● WHAT IS NEEDED:
Restate the lines word for word, from the first line of the records through the line containing "from matplotlib.ticker import FixedLocator". Leave out the pictures and anything after that line.
___
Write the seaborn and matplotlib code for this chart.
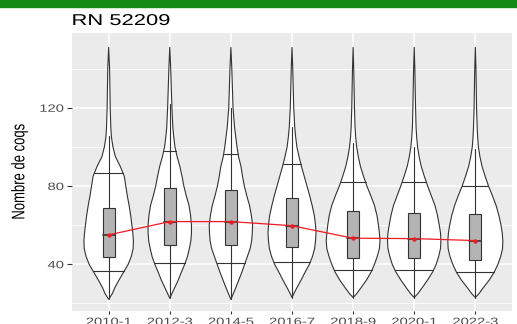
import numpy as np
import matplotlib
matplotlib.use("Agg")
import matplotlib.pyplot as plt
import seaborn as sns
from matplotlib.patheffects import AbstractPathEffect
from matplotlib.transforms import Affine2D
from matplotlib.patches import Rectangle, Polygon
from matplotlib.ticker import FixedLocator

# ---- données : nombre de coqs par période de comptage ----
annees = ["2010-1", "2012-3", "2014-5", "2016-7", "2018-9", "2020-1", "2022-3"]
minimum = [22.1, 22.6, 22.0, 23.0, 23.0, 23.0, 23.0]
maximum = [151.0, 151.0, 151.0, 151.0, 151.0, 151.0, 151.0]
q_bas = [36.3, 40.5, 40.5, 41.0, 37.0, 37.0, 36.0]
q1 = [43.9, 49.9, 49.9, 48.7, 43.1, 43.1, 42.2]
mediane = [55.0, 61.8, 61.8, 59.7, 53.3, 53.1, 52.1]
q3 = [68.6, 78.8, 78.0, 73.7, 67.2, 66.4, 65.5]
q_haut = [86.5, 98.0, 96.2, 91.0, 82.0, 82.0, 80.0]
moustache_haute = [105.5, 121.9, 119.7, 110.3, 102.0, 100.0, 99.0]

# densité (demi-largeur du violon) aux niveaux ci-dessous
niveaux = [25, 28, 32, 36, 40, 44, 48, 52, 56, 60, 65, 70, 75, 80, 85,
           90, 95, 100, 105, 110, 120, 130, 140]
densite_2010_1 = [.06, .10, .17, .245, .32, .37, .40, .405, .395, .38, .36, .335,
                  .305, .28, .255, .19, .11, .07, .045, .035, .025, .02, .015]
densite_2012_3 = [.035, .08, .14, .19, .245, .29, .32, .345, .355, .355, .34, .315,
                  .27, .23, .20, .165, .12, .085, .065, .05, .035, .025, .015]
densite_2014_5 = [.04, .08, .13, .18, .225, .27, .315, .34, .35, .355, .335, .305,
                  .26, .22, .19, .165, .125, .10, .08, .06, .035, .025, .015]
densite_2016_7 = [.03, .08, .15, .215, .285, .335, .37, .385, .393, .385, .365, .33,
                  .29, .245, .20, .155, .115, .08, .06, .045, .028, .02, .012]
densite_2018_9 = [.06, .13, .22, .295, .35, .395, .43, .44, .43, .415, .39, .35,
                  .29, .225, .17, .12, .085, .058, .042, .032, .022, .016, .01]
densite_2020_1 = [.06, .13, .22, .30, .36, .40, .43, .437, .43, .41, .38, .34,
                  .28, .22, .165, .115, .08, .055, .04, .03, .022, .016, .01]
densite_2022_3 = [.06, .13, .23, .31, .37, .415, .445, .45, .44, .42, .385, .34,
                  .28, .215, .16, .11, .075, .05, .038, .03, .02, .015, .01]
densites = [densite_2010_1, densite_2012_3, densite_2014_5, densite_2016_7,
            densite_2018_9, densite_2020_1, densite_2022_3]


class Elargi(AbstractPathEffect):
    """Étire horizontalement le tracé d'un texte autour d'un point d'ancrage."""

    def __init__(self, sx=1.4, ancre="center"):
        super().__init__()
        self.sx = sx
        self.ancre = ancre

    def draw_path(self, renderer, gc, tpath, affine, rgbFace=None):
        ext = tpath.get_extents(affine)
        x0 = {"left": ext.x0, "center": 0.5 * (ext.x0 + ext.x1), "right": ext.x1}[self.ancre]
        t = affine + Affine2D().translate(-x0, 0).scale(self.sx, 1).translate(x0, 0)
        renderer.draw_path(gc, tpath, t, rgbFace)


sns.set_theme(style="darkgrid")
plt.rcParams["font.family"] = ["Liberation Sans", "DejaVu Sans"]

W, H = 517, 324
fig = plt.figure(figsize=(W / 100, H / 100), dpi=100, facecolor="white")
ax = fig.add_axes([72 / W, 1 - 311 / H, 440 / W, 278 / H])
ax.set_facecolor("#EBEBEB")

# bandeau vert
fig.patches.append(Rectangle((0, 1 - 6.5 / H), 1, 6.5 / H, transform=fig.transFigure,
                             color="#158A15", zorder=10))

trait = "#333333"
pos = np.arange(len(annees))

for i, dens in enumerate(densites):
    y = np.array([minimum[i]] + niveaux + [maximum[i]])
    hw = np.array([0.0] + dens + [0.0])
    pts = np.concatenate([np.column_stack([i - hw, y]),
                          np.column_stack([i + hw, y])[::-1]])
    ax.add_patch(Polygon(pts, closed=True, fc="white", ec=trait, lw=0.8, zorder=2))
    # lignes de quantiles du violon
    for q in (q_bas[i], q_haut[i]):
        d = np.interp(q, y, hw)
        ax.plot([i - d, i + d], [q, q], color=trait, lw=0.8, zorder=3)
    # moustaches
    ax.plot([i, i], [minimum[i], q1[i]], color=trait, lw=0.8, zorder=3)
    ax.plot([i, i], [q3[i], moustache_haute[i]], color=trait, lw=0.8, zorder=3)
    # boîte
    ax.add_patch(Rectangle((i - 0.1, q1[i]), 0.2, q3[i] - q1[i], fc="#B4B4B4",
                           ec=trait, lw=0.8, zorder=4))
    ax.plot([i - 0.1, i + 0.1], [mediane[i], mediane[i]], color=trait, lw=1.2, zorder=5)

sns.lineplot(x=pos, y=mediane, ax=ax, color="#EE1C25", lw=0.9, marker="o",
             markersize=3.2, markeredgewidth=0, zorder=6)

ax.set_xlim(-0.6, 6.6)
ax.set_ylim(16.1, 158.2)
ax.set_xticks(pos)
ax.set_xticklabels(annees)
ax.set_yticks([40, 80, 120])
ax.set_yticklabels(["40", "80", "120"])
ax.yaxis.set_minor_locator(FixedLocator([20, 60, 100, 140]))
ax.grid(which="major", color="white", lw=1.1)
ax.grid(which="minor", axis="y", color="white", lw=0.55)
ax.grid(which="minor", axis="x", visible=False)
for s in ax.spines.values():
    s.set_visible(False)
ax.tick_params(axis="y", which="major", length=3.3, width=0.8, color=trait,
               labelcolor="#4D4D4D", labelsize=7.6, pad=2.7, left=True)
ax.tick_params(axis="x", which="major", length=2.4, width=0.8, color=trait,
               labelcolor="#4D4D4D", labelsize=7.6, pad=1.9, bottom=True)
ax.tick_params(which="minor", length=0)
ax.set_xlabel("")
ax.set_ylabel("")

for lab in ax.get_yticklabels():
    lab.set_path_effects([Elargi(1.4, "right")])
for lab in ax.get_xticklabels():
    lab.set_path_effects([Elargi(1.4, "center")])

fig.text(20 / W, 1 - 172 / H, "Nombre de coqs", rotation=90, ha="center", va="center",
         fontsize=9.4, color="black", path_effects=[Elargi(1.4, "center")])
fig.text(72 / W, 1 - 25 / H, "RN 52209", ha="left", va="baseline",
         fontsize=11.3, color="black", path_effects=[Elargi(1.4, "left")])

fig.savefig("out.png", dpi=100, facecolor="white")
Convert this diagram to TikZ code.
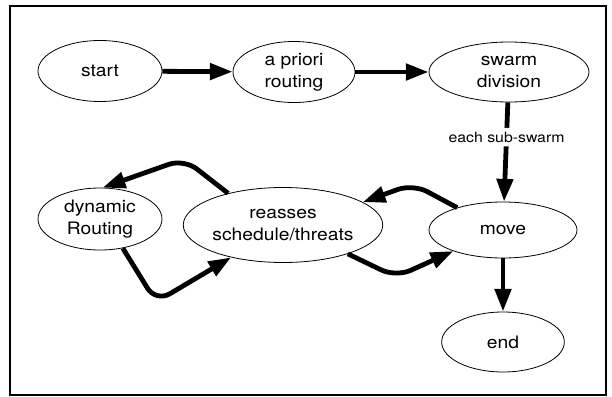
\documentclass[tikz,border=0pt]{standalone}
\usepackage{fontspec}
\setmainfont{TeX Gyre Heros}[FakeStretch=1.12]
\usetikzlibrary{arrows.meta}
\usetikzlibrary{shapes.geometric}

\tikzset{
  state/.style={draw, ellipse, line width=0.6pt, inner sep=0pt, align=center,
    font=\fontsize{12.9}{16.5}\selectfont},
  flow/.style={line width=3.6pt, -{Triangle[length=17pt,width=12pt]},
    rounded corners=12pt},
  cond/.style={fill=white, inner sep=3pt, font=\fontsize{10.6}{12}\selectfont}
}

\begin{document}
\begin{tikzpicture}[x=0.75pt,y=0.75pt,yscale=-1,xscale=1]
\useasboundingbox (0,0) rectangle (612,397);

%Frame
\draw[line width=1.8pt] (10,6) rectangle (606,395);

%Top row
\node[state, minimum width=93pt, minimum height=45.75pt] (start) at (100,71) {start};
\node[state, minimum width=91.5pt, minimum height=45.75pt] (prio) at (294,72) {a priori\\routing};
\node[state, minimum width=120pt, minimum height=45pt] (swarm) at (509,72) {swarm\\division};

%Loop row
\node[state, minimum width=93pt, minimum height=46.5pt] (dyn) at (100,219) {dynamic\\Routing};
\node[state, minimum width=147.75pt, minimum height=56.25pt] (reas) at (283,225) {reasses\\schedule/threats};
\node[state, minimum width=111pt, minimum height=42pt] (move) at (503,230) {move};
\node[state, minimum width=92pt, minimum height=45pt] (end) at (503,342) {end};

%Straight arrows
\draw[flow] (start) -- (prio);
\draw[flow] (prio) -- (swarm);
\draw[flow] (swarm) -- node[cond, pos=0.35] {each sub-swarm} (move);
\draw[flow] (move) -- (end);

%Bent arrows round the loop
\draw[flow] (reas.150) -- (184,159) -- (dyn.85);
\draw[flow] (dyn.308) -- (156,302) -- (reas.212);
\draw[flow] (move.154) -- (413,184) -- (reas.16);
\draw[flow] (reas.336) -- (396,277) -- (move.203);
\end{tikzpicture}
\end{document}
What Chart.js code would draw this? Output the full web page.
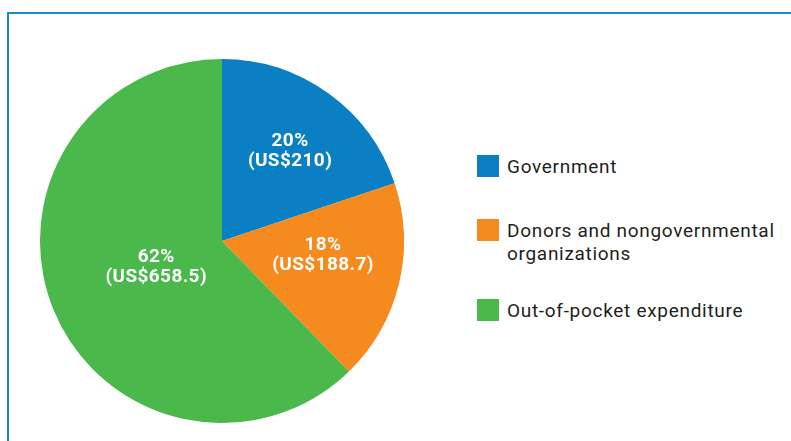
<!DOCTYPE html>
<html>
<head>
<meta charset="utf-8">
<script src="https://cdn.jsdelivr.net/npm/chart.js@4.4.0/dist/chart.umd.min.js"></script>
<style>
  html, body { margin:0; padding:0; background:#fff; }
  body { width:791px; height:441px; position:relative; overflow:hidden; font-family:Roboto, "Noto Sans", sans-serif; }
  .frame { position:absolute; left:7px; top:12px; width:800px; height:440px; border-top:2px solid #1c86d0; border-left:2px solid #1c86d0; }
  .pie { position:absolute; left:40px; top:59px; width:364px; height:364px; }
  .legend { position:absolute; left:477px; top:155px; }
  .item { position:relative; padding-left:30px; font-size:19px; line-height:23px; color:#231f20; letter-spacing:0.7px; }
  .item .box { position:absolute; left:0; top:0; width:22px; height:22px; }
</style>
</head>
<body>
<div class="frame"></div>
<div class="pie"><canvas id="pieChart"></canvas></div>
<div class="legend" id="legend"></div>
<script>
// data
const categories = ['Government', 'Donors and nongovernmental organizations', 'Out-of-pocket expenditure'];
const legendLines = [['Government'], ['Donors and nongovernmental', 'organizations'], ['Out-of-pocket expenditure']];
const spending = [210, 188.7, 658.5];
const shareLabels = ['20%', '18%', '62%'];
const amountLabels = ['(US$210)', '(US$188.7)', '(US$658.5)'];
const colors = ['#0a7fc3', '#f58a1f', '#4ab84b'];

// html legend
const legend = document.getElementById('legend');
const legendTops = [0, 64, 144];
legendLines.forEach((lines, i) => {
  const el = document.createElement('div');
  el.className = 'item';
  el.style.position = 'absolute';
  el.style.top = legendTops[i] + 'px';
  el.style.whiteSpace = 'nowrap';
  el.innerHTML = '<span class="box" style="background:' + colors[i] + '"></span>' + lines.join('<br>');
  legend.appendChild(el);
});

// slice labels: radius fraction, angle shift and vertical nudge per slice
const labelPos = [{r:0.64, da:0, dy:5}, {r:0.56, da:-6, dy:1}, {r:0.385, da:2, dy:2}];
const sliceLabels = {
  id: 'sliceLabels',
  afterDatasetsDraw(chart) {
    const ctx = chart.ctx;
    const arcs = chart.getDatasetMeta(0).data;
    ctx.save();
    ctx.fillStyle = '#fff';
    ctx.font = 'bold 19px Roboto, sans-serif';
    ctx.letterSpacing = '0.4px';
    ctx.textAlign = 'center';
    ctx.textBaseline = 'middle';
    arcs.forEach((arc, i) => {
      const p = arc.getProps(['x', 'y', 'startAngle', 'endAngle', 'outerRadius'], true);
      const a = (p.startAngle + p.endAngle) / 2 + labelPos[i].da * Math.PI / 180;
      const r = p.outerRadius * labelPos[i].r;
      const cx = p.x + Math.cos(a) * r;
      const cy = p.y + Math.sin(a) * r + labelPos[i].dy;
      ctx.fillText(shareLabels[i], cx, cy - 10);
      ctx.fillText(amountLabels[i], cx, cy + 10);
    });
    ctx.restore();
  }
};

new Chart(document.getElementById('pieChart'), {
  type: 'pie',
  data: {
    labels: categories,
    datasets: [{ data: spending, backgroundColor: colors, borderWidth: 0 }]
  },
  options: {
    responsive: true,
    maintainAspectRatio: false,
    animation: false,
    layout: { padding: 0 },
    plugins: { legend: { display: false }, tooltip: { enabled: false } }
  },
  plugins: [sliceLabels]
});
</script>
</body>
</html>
___
● WRITTEN SOLUTION:
Write the seaborn and matplotlib code for this chart.
import numpy as np
import matplotlib
matplotlib.use("Agg")
import matplotlib.pyplot as plt
import seaborn as sns
from matplotlib.patheffects import AbstractPathEffect
from matplotlib.transforms import Affine2D
from matplotlib.patches import Rectangle, Polygon
from matplotlib.ticker import FixedLocator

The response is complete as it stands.